My marriage is work. There is no way around it. It's hard work, frustrating work, happy work, fun work, annoying work, fulfilling work.
It's everything. But I'm not mad about it. Oh no I love that it's work.
I have a friend that does not want her relationship to be work. And here is what happens. She gets frustrated with her husband and she tells everyone but him. So then she sits silently upset about what he did, he is oblivious and now is bound to do it again and slowly the resentment starts to grow.
Her #1 complaint that he doesn't compliment her. She said this to me and I felt my body twinge. I knew that complaint all too well.
Before we had Grayson our marriage was different. Not better just different, we had more time one on one and lets face it less responsibility, less pressure, and less worries. Enter our bouncing baby boy and our marriage went into shambles.
Exhaustion took over and so the kindness disappeared. We were snappy and short with each other and it felt like our marriage was slowly slipping away.
We were in the same book but on two totally different pages. I was so sad and worried about my family falling apart. I decided that I was not going to let it happen and scheduled a dinner alone with my husband ASAP. We talked for the first time in months about us and not the baby. He felt like he was trying so hard to help and I still wasn't happy . He needed to hear that what he was doing was helping us and our family. A light bulb went off for me. He needed me to tell him thank you, and I appreciate you.
I wasn't complimenting him enough for how good he was at bath time or how the dinner he made was wonderful and so helpful.
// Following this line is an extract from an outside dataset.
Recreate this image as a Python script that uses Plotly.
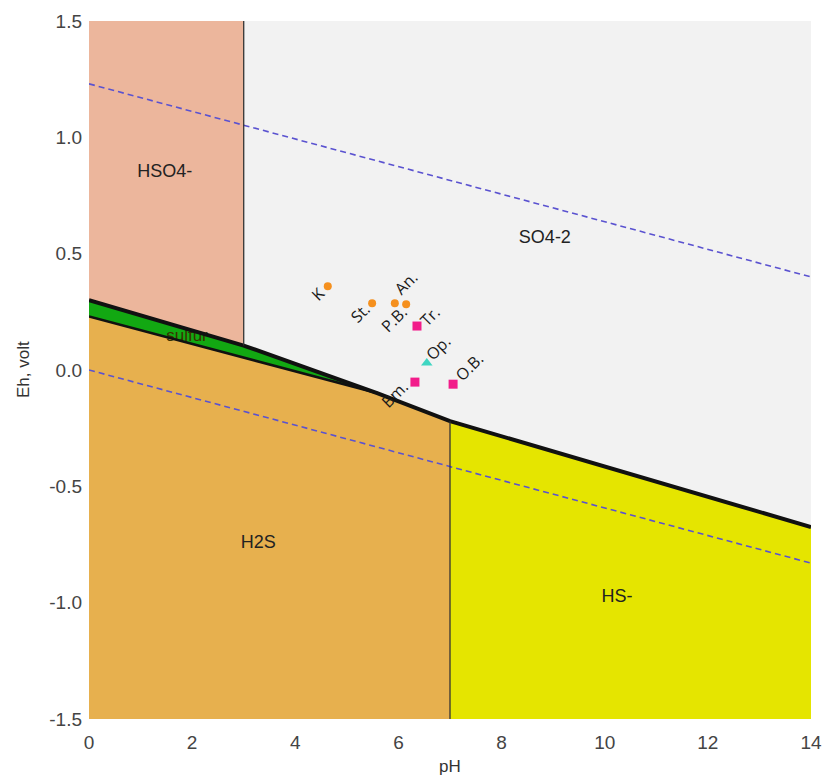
import plotly.graph_objects as go

# ---------------- data ----------------
# stability-field polygons (pH, Eh)
hso4_ph = [0, 3, 3, 0]
hso4_eh = [1.5, 1.5, 0.105, 0.30]
so4_ph = [3, 14, 14, 7, 5.6, 3]
so4_eh = [1.5, 1.5, -0.675, -0.22, -0.10, 0.105]
sulfur_ph = [0, 3, 5.6, 0]
sulfur_eh = [0.30, 0.105, -0.10, 0.23]
h2s_ph = [0, 5.6, 7, 7, 0]
h2s_eh = [0.23, -0.10, -0.22, -1.5, -1.5]
hs_ph = [7, 14, 14, 7]
hs_eh = [-0.22, -0.675, -1.5, -1.5]

# boundary lines
upper_bound_ph = [0, 3, 5.6, 7, 14]
upper_bound_eh = [0.30, 0.105, -0.10, -0.22, -0.675]
lower_bound_ph = [0, 5.6]
lower_bound_eh = [0.23, -0.10]
vline3_ph = [3, 3]
vline3_eh = [1.5, 0.105]
vline7_ph = [7, 7]
vline7_eh = [-0.22, -1.5]

# water stability lines
water_ph = [0, 14]
water_upper_eh = [1.23, 0.40]
water_lower_eh = [0.0, -0.83]

# field labels
field_names = ["HSO4-", "SO4-2", "H2S", "HS-"]
field_ph = [1.47, 8.84, 3.28, 10.24]
field_eh = [0.85, 0.567, -0.745, -0.976]
sulfur_label_ph = [1.9]
sulfur_label_eh = [0.141]

# samples
circle_names = ["K", "St.", "An.", "P.B."]
circle_ph = [4.63, 5.49, 5.93, 6.15]
circle_eh = [0.360, 0.287, 0.287, 0.283]
square_names = ["Tr.", "Bm.", "O.B."]
square_ph = [6.36, 6.32, 7.06]
square_eh = [0.189, -0.052, -0.061]
tri_names = ["Op."]
tri_ph = [6.55]
tri_eh = [0.030]

x_ticks = [0, 2, 4, 6, 8, 10, 12, 14]
y_ticks = [-1.5, -1.0, -0.5, 0.0, 0.5, 1.0, 1.5]
y_tick_text = ["-1.5", "-1.0", "-0.5", "0.0", "0.5", "1.0", "1.5"]

# ---------------- styles ----------------
label_shift = {  # pixel offsets of rotated sample labels (screen x, screen y down)
    "K": (-10, 8), "St.": (-12, 10), "An.": (11, -20), "P.B.": (-12, 15),
    "Tr.": (13, -10), "Bm.": (-20, 12), "O.B.": (16, -17), "Op.": (11, -15),
}

fig = go.Figure()


def poly(xs, ys, color):
    fig.add_trace(go.Scatter(x=xs + xs[:1], y=ys + ys[:1], mode="lines", fill="toself",
                             fillcolor=color, line=dict(width=0, color=color),
                             hoverinfo="skip", showlegend=False))


poly(hso4_ph, hso4_eh, "#ECB69C")
poly(so4_ph, so4_eh, "#F2F2F2")
poly(h2s_ph, h2s_eh, "#E7B04E")
poly(hs_ph, hs_eh, "#E5E500")
poly(sulfur_ph, sulfur_eh, "#12A812")

# water lines
for ys in (water_upper_eh, water_lower_eh):
    fig.add_trace(go.Scatter(x=water_ph, y=ys, mode="lines",
                             line=dict(color="#5A52D0", width=1.6, dash="6px,4px"),
                             hoverinfo="skip", showlegend=False))

# sulfur label beneath the boundary
fig.add_trace(go.Scatter(x=sulfur_label_ph, y=sulfur_label_eh, mode="text", text=["sulfur"],
                         textfont=dict(family="Liberation Sans, Arial", size=17, color="#3a3000"),
                         hoverinfo="skip", showlegend=False))

# boundaries
fig.add_trace(go.Scatter(x=lower_bound_ph, y=lower_bound_eh, mode="lines",
                         line=dict(color="#111111", width=2.5), hoverinfo="skip", showlegend=False))
fig.add_trace(go.Scatter(x=upper_bound_ph, y=upper_bound_eh, mode="lines",
                         line=dict(color="#111111", width=4), hoverinfo="skip", showlegend=False))
for xs, ys in ((vline3_ph, vline3_eh), (vline7_ph, vline7_eh)):
    fig.add_trace(go.Scatter(x=xs, y=ys, mode="lines", line=dict(color="#333333", width=1.3),
                             hoverinfo="skip", showlegend=False))

# field labels
fig.add_trace(go.Scatter(x=field_ph, y=field_eh, mode="text", text=field_names,
                         textfont=dict(family="Liberation Sans, Arial", size=18, color="#222222"),
                         hoverinfo="skip", showlegend=False))

# sample points
fig.add_trace(go.Scatter(x=circle_ph, y=circle_eh, mode="markers",
                         marker=dict(symbol="circle", size=8, color="#F5901E"),
                         showlegend=False))
fig.add_trace(go.Scatter(x=square_ph, y=square_eh, mode="markers",
                         marker=dict(symbol="square", size=9, color="#F21C8A"),
                         showlegend=False))
fig.add_trace(go.Scatter(x=tri_ph, y=tri_eh, mode="markers",
                         marker=dict(symbol="triangle-up", size=10, color="#3FD6C2"),
                         showlegend=False))

for names, xs, ys in ((circle_names, circle_ph, circle_eh),
                      (square_names, square_ph, square_eh),
                      (tri_names, tri_ph, tri_eh)):
    for n, x, y in zip(names, xs, ys):
        dx, dy = label_shift[n]
        fig.add_annotation(x=x, y=y, text=n, showarrow=False, textangle=-45,
                           xshift=dx, yshift=-dy, xanchor="center", yanchor="middle",
                           font=dict(family="Open Sans, Arial", size=16, color="#1a1a1a"))

# axis titles
fig.add_annotation(xref="paper", yref="paper", x=(23 - 89) / 722, y=0.5, text="Eh, volt",
                   textangle=-90, showarrow=False, xanchor="center", yanchor="middle",
                   font=dict(family="Liberation Sans, Arial", size=17, color="#333333"))
fig.add_annotation(xref="paper", yref="paper", x=(450 - 89) / 722, y=(719 - 766) / 698, text="pH",
                   showarrow=False, xanchor="center", yanchor="middle",
                   font=dict(family="Liberation Sans, Arial", size=17, color="#333333"))

fig.update_layout(
    width=823, height=778,
    margin=dict(l=89, r=12, t=21, b=59, autoexpand=False),
    paper_bgcolor="white", plot_bgcolor="white",
    xaxis=dict(range=[0, 14], tickvals=x_ticks, showgrid=False, zeroline=False,
               showline=False, ticks="", ticklabelstandoff=10, automargin=False,
               tickfont=dict(family="Liberation Sans, Arial", size=19, color="#444444")),
    yaxis=dict(range=[-1.5, 1.5], tickvals=y_ticks, ticktext=y_tick_text, showgrid=False,
               zeroline=False, showline=False, ticks="", ticklabelstandoff=6, automargin=False,
               tickfont=dict(family="Liberation Sans, Arial", size=19, color="#444444")),
)

# remove the default page margin so the figure fills the window exactly
fig.write_html("out.html", config={"displayModeBar": False},
               post_script="document.body.style.margin='0';document.body.style.overflow='hidden';")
We decided right there that we would try to at least 3 times a day compliment the other one. We are not perfect at this but we try really hard.
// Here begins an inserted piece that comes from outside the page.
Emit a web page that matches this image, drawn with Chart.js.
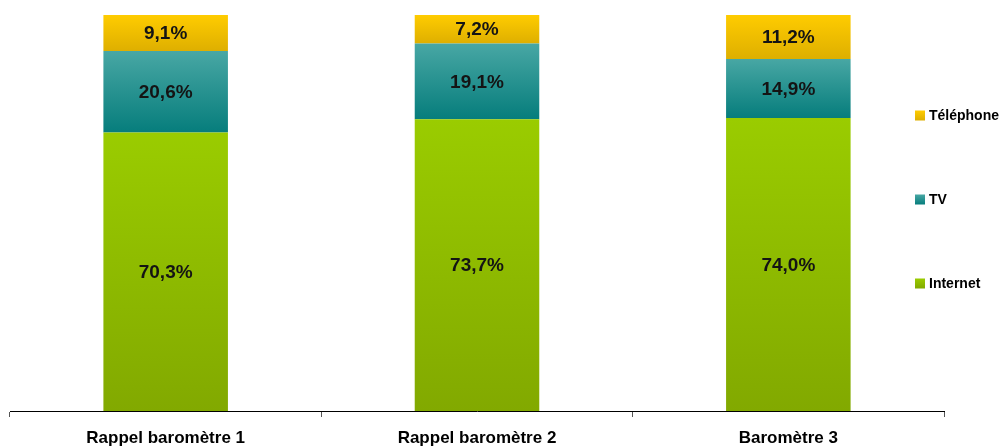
<!DOCTYPE html>
<html>
<head>
<meta charset="utf-8">
<script src="https://cdn.jsdelivr.net/npm/chart.js@4.4.1/dist/chart.umd.min.js"></script>
<style>
  html, body { margin: 0; padding: 0; background: #ffffff; }
  #wrap { position: relative; width: 1007px; height: 446px; }
</style>
</head>
<body>
<div id="wrap"><canvas id="c" width="1007" height="446"></canvas></div>
<script>
// Categories along the x axis
const categories = ['Rappel baromètre 1', 'Rappel baromètre 2', 'Baromètre 3'];

// Share of each channel (%), stacked bottom to top
const internet  = [70.3, 73.7, 74.0];
const tv        = [20.6, 19.1, 14.9];
const telephone = [9.1, 7.2, 11.2];

const seriesNames = ['Internet', 'TV', 'Téléphone'];
const seriesValues = [internet, tv, telephone];

// Vertical gradient stops (top, bottom) per series
const gradientStops = [
  ['#9acc00', '#82a900'],
  ['#48a7a4', '#067d7c'],
  ['#ffcc00', '#deaf00']
];

const FONT = "'Liberation Sans', Arial, sans-serif";

function makeGradient(ctx, top, bottom, stops) {
  const g = ctx.createLinearGradient(0, top, 0, bottom);
  g.addColorStop(0, stops[0]);
  g.addColorStop(1, stops[1]);
  return g;
}

// Each stacked segment gets its own top-to-bottom gradient
function segmentFill(c) {
  const d = c.datasetIndex;
  const stops = gradientStops[d];
  const chart = c.chart;
  const y = chart.scales && chart.scales.y;
  if (c.type !== 'data' || !y || !chart.chartArea) return stops[0];
  const i = c.dataIndex;
  let start = 0;
  for (let k = 0; k < d; k++) start += seriesValues[k][i];
  const end = start + seriesValues[d][i];
  return makeGradient(chart.ctx, y.getPixelForValue(end), y.getPixelForValue(start), stops);
}

// Value labels centred inside each segment
const segmentLabels = {
  id: 'segmentLabels',
  afterDatasetsDraw(chart) {
    const ctx = chart.ctx;
    ctx.save();
    ctx.font = 'bold 19px ' + FONT;
    ctx.fillStyle = '#141414';
    ctx.textAlign = 'center';
    ctx.textBaseline = 'middle';
    chart.data.datasets.forEach((ds, d) => {
      chart.getDatasetMeta(d).data.forEach((el, i) => {
        const v = ds.data[i];
        const txt = v.toFixed(1).replace('.', ',') + '%';
        ctx.fillText(txt, el.x, (el.y + el.base) / 2 + 1);
      });
    });
    ctx.restore();
  }
};

// Vertical legend on the right, top item = top of stack
const sideLegend = {
  id: 'sideLegend',
  afterDraw(chart, args, opts) {
    const ctx = chart.ctx;
    const n = chart.data.datasets.length;
    ctx.save();
    ctx.font = 'bold 14px ' + FONT;
    ctx.fillStyle = '#000000';
    ctx.textAlign = 'left';
    ctx.textBaseline = 'middle';
    for (let r = 0; r < n; r++) {
      const d = n - 1 - r;
      const cy = opts.top + r * opts.step;
      const s = opts.box;
      ctx.fillStyle = makeGradient(ctx, cy - s / 2, cy + s / 2, gradientStops[d]);
      ctx.fillRect(opts.x, cy - s / 2, s, s);
      ctx.fillStyle = '#000000';
      ctx.fillText(chart.data.datasets[d].label, opts.x + s + 4, cy + 1);
    }
    ctx.restore();
  }
};

new Chart(document.getElementById('c'), {
  type: 'bar',
  data: {
    labels: categories,
    datasets: seriesValues.map((vals, d) => ({
      label: seriesNames[d],
      data: vals,
      backgroundColor: segmentFill,
      borderWidth: 0,
      barPercentage: 0.4,
      categoryPercentage: 1.0
    }))
  },
  options: {
    responsive: false,
    animation: false,
    events: [],
    layout: { padding: { left: 10, right: 63, top: 15, bottom: -14 } },
    plugins: {
      legend: { display: false },
      tooltip: { enabled: false },
      sideLegend: { x: 915, top: 115.5, step: 84, box: 10 }
    },
    scales: {
      x: {
        stacked: true,
        offset: true,
        grid: {
          offset: true,
          drawOnChartArea: false,
          drawTicks: true,
          tickLength: 6,
          color: '#555555',
          lineWidth: 1
        },
        border: { display: true, color: '#000000', width: 1 },
        ticks: {
          color: '#000000',
          padding: 13,
          maxRotation: 0,
          font: { family: FONT, size: 17, weight: 'bold', lineHeight: 1.0 }
        }
      },
      y: {
        stacked: true,
        display: false,
        min: 0,
        max: 100
      }
    }
  },
  plugins: [segmentLabels, sideLegend]
});
</script>
</body>
</html>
Some days I give him 10 compliments other days it might only be 2. But I try really hard. This makes it so easy to take step back in the chaos and notice that hey we are in this together.
I work everyday to remember I'm not alone in this. My biggest struggle was my guilt. It is still there today but Michael helps me by telling me on Friday I'm going to get a pedicure and he is picking up Grayson from school. This forces me to take some me time because otherwise I would talk myself out of it.
Going through tough times are hard. We pull together but sometimes we fall apart too. I have a sharp tongue and I tend to hold it all in until it comes out in an ugly way. But in the 7 years we have been together we have learned how to fight. And yes I mean fight. We do fight, not everyday but it happens. However we don't yell, or call each other names because that it just not productive. If we get upset we walk away. We cool down. We come back express our feelings and work through it. Sometimes we have to walk away a few times because something the other ones said triggers anger again. But the key to this is we always come back. Always. Without fail I'm walking back to fight it out with that man no matter what.
Marriage is work. Any relationship is really but marriage more than any other because your dealing with a ton of relationships with one person. A friend, a lover, a partner,and a spouse. Those are a lot of different levels of emotions to deal with. All areas need nurturing and so it takes work.
Being married to Michael is the best job out there. It's 24/7 and sometimes I get to punch out and just be Katlin but it's not a job I will ever leave and it's not a job I will ever get tired of.
I guess all this to say that I'm happy to be working so hard for something with someone who puts in just as much work.